Elrond talking with Adar.
Elrond talking with Adar.

On balance, though, the series turned from entertaining to “Looking forward to season 3.” Thanks to everybody who made it possible!

What if…

…I was a smith with immense power and I could create artifacts of perfection alongside a divine entity? I’ve been seen behind that veil, nothing made of matter lasts forever. And my definition of divine is something not of this world. I may still get a dopamine boost out of creating such artifacts, and I’m not a master of this mind, so, I don’t know if I would do it.

…I could use power to save people, but knowing that that power could make me later do evil? Based on what I’m journaling these days, I’m 100% sure that I would use it (fear of death, preservation of others’ life) and 85% sure I would misuse it in one form or another.

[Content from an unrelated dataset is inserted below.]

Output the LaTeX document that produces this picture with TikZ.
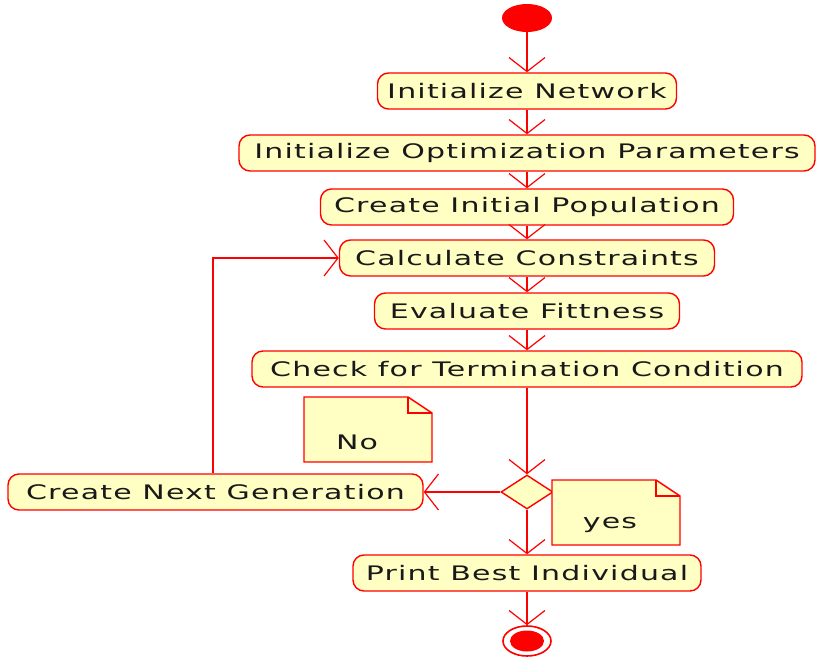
\documentclass[tikz,border=0pt]{standalone}
\usepackage{fontspec}
\setmainfont{DejaVu Sans}[FakeStretch=1.5,LetterSpace=6]
\usetikzlibrary{arrows.meta,shapes.geometric}
\definecolor{actfill}{RGB}{255,255,195}
\definecolor{ured}{RGB}{255,0,0}
\definecolor{utext}{RGB}{25,25,25}
\begin{document}
\begin{tikzpicture}[x=1pt,y=-1pt,
  act/.style={draw=ured, fill=actfill, rounded corners=11pt, line width=1.4pt,
    minimum height=36pt, inner sep=0pt, text=utext,
    font=\fontsize{20}{23}\selectfont},
  dec/.style={diamond, draw=ured, fill=actfill, line width=1.4pt, minimum width=52pt,
    minimum height=34pt, inner sep=0pt, aspect=1.6},
  note/.style={draw=ured, fill=actfill, line width=1.4pt},
  notetext/.style={text=utext, font=\fontsize{20}{23}\selectfont},
  arr/.style={draw=ured, line width=1.6pt, -{Straight Barb[length=14pt,width=36pt,line width=1.2pt]}},
  startn/.style={ellipse, fill=ured, minimum width=50pt, minimum height=28pt, inner sep=0pt},
  endo/.style={ellipse, draw=ured, line width=1.6pt, fill=white, minimum width=48pt, minimum height=30pt, inner sep=0pt},
  endi/.style={ellipse, fill=ured, minimum width=34pt, minimum height=21pt, inner sep=0pt}
]
\useasboundingbox (0,0) rectangle (817,658);
\node[startn] (s) at (527,18) {};
\node[act, minimum width=299pt] (n1) at (527,91) {Initialize Network};
\node[act, minimum width=576pt] (n2) at (527,153) {Initialize Optimization Parameters};
\node[act, minimum width=413pt] (n3) at (527,207) {Create Initial Population};
\node[act, minimum width=375pt] (n4) at (527,258) {Calculate Constraints};
\node[act, minimum width=305pt] (n5) at (527,311) {Evaluate Fittness};
\node[act, minimum width=550pt] (n6) at (527,369) {Check for Termination Condition};
\node[dec] (d) at (527,492) {};
\node[act, minimum width=415pt] (n7) at (215.5,492) {Create Next Generation};
\node[act, minimum width=348pt] (n8) at (527,573) {Print Best Individual};
\node[endo] (e) at (527,641) {};
\node[endi] (ei) at (e) {};

% notes
\draw[note] (304,397) -- (408,397) -- (432,413) -- (432,462) -- (304,462) -- cycle;
\draw[note, fill=none] (408,397) -- (408,413) -- (432,413);
\node[notetext] (no) at (357,442) {No};
\draw[note] (552,480) -- (656,480) -- (680,496) -- (680,545) -- (552,545) -- cycle;
\draw[note, fill=none] (656,480) -- (656,496) -- (680,496);
\node[notetext] (yes) at (610,525) {yes};

% connectors
\draw[arr] (s) -- (n1);
\draw[arr] (n1) -- (n2);
\draw[arr] (n2) -- (n3);
\draw[arr] (n3) -- (n4);
\draw[arr] (n4) -- (n5);
\draw[arr] (n5) -- (n6);
\draw[arr] (n6) -- (d);
\draw[arr] (d) -- (n7);
\draw[arr] (d) -- (n8);
\draw[arr] ([xshift=-2.5pt]n7.north) |- (n4.west);
\draw[arr] (n8) -- (e);
\end{tikzpicture}
\end{document}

…I had been manipulated by someone smarter than me and I had the chance to get revenge? If that person had done to me what Sauron did to Galadriel, I don’t think I would feel the need for revenge, and if I did, I would only bother if I was sure I would win, which means I wouldn’t try to kill him alone.

…I was the only defender of someone important and I had to choose between fleeing and saving my life or staying and very likely getting killed? If that someone were royalty, I would be gone in less time than that sentence takes to get written. If it were certain people in my life, I would stay no matter the circumstances.